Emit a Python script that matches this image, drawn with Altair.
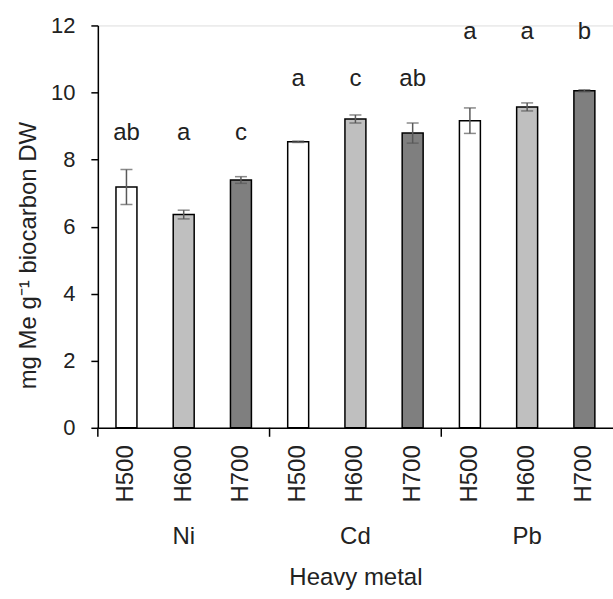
import altair as alt
import pandas as pd

metals = ["Ni", "Cd", "Pb"]
temps = ["H500", "H600", "H700"]
means = [7.18, 6.36, 7.39, 8.53, 9.21, 8.79, 9.16, 9.57, 10.05]
errors = [0.52, 0.13, 0.10, 0.02, 0.12, 0.30, 0.38, 0.12, 0.03]
letters = ["ab", "a", "c", "a", "c", "ab", "a", "a", "b"]
letter_heights = [8.8, 8.8, 8.8, 10.4, 10.4, 10.4, 11.8, 11.8, 11.8]
temp_colors = ["#ffffff", "#bfbfbf", "#7f7f7f"]

rows = []
i = 0
for m in metals:
    for t in temps:
        rows.append({
            "key": f"{m}|{t}", "metal": m, "temp": t,
            "mean": means[i], "lo": means[i] - errors[i], "hi": means[i] + errors[i],
            "letter": letters[i], "lh": letter_heights[i],
        })
        i += 1
df = pd.DataFrame(rows)
keys = list(df["key"])
groups = pd.DataFrame({"metal": metals, "key": [f"{m}|H600" for m in metals],
                       "start": [f"{m}|H500" for m in metals]})

FONT = "Liberation Sans"
W, H = 516, 403

xscale = alt.Scale(domain=keys, paddingInner=0, paddingOuter=0)
x = alt.X("key:N", scale=xscale, sort=keys,
          axis=alt.Axis(title="Heavy metal", labelExpr="split(datum.label, '|')[1]",
                        labelAngle=270, ticks=False, labelPadding=17,
                        labelFontSize=24, titleFontSize=24, titleFontWeight="normal",
                        titlePadding=64, domainColor="black", domainWidth=1.5,
                        labelColor="#222222", titleColor="#222222", labelFont=FONT, titleFont=FONT))
yscale = alt.Scale(domain=[0, 12], nice=False)
y = alt.Y("mean:Q", scale=yscale,
          axis=alt.Axis(title="mg Me g⁻¹ biocarbon DW", values=[0, 2, 4, 6, 8, 10, 12],
                        grid=False, tickSize=7, tickColor="black", tickWidth=1.5,
                        domainColor="black", domainWidth=1.5, labelFontSize=22,
                        labelPadding=16, titleFontSize=24, titleFontWeight="normal",
                        titlePadding=10, titleY=230,
                        labelColor="#222222", titleColor="#222222",
                        labelFont=FONT, titleFont=FONT))

base = alt.Chart(df)
bars = base.mark_bar(width=21, stroke="black", strokeWidth=1.5).encode(
    x=x, y=y,
    fill=alt.Fill("temp:N", scale=alt.Scale(domain=temps, range=temp_colors), legend=None),
)
err = base.mark_rule(color="#595959", strokeWidth=1.5).encode(
    x=alt.X("key:N", scale=xscale, sort=keys), y=alt.Y("lo:Q", scale=yscale), y2="hi:Q")
cap_hi = base.mark_tick(color="#595959", size=12, thickness=1.5).encode(
    x=alt.X("key:N", scale=xscale, sort=keys), y=alt.Y("hi:Q", scale=yscale))
cap_lo = base.mark_tick(color="#595959", size=12, thickness=1.5).encode(
    x=alt.X("key:N", scale=xscale, sort=keys), y=alt.Y("lo:Q", scale=yscale))
txt = base.mark_text(fontSize=24, font=FONT, color="#222222", baseline="middle").encode(
    x=alt.X("key:N", scale=xscale, sort=keys), y=alt.Y("lh:Q", scale=yscale), text="letter:N")

sep = alt.Chart(groups).mark_rule(color="black", strokeWidth=1.5).encode(
    x=alt.X("start:N", scale=xscale, sort=keys, bandPosition=0),
    y=alt.value(H), y2=alt.value(H + 9))
glabels = alt.Chart(groups).mark_text(fontSize=24, font=FONT, color="#222222", baseline="middle").encode(
    x=alt.X("key:N", scale=xscale, sort=keys), y=alt.value(H + 109), text="metal:N")

chart = alt.layer(bars, err, cap_hi, cap_lo, txt, sep, glabels).properties(
    width=W, height=H, autosize="none",
    padding={"left": 98, "top": 25, "right": 0, "bottom": 171},
).configure_view(stroke=None).configure(background="white")

chart.save("out.html", embed_options={"renderer": "svg", "actions": False})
..........
Extract the full listing above verbatim; pictures are to be left out of the copy.

Emit a Python script that matches this image, drawn with Altair.
import altair as alt
import pandas as pd

metals = ["Ni", "Cd", "Pb"]
temps = ["H500", "H600", "H700"]
means = [7.18, 6.36, 7.39, 8.53, 9.21, 8.79, 9.16, 9.57, 10.05]
errors = [0.52, 0.13, 0.10, 0.02, 0.12, 0.30, 0.38, 0.12, 0.03]
letters = ["ab", "a", "c", "a", "c", "ab", "a", "a", "b"]
letter_heights = [8.8, 8.8, 8.8, 10.4, 10.4, 10.4, 11.8, 11.8, 11.8]
temp_colors = ["#ffffff", "#bfbfbf", "#7f7f7f"]

rows = []
i = 0
for m in metals:
    for t in temps:
        rows.append({
            "key": f"{m}|{t}", "metal": m, "temp": t,
            "mean": means[i], "lo": means[i] - errors[i], "hi": means[i] + errors[i],
            "letter": letters[i], "lh": letter_heights[i],
        })
        i += 1
df = pd.DataFrame(rows)
keys = list(df["key"])
groups = pd.DataFrame({"metal": metals, "key": [f"{m}|H600" for m in metals],
                       "start": [f"{m}|H500" for m in metals]})

FONT = "Liberation Sans"
W, H = 516, 403

xscale = alt.Scale(domain=keys, paddingInner=0, paddingOuter=0)
x = alt.X("key:N", scale=xscale, sort=keys,
          axis=alt.Axis(title="Heavy metal", labelExpr="split(datum.label, '|')[1]",
                        labelAngle=270, ticks=False, labelPadding=17,
                        labelFontSize=24, titleFontSize=24, titleFontWeight="normal",
                        titlePadding=64, domainColor="black", domainWidth=1.5,
                        labelColor="#222222", titleColor="#222222", labelFont=FONT, titleFont=FONT))
yscale = alt.Scale(domain=[0, 12], nice=False)
y = alt.Y("mean:Q", scale=yscale,
          axis=alt.Axis(title="mg Me g⁻¹ biocarbon DW", values=[0, 2, 4, 6, 8, 10, 12],
                        grid=False, tickSize=7, tickColor="black", tickWidth=1.5,
                        domainColor="black", domainWidth=1.5, labelFontSize=22,
                        labelPadding=16, titleFontSize=24, titleFontWeight="normal",
                        titlePadding=10, titleY=230,
                        labelColor="#222222", titleColor="#222222",
                        labelFont=FONT, titleFont=FONT))

base = alt.Chart(df)
bars = base.mark_bar(width=21, stroke="black", strokeWidth=1.5).encode(
    x=x, y=y,
    fill=alt.Fill("temp:N", scale=alt.Scale(domain=temps, range=temp_colors), legend=None),
)
err = base.mark_rule(color="#595959", strokeWidth=1.5).encode(
    x=alt.X("key:N", scale=xscale, sort=keys), y=alt.Y("lo:Q", scale=yscale), y2="hi:Q")
cap_hi = base.mark_tick(color="#595959", size=12, thickness=1.5).encode(
    x=alt.X("key:N", scale=xscale, sort=keys), y=alt.Y("hi:Q", scale=yscale))
cap_lo = base.mark_tick(color="#595959", size=12, thickness=1.5).encode(
    x=alt.X("key:N", scale=xscale, sort=keys), y=alt.Y("lo:Q", scale=yscale))
txt = base.mark_text(fontSize=24, font=FONT, color="#222222", baseline="middle").encode(
    x=alt.X("key:N", scale=xscale, sort=keys), y=alt.Y("lh:Q", scale=yscale), text="letter:N")

sep = alt.Chart(groups).mark_rule(color="black", strokeWidth=1.5).encode(
    x=alt.X("start:N", scale=xscale, sort=keys, bandPosition=0),
    y=alt.value(H), y2=alt.value(H + 9))
glabels = alt.Chart(groups).mark_text(fontSize=24, font=FONT, color="#222222", baseline="middle").encode(
    x=alt.X("key:N", scale=xscale, sort=keys), y=alt.value(H + 109), text="metal:N")

chart = alt.layer(bars, err, cap_hi, cap_lo, txt, sep, glabels).properties(
    width=W, height=H, autosize="none",
    padding={"left": 98, "top": 25, "right": 0, "bottom": 171},
).configure_view(stroke=None).configure(background="white")

chart.save("out.html", embed_options={"renderer": "svg", "actions": False})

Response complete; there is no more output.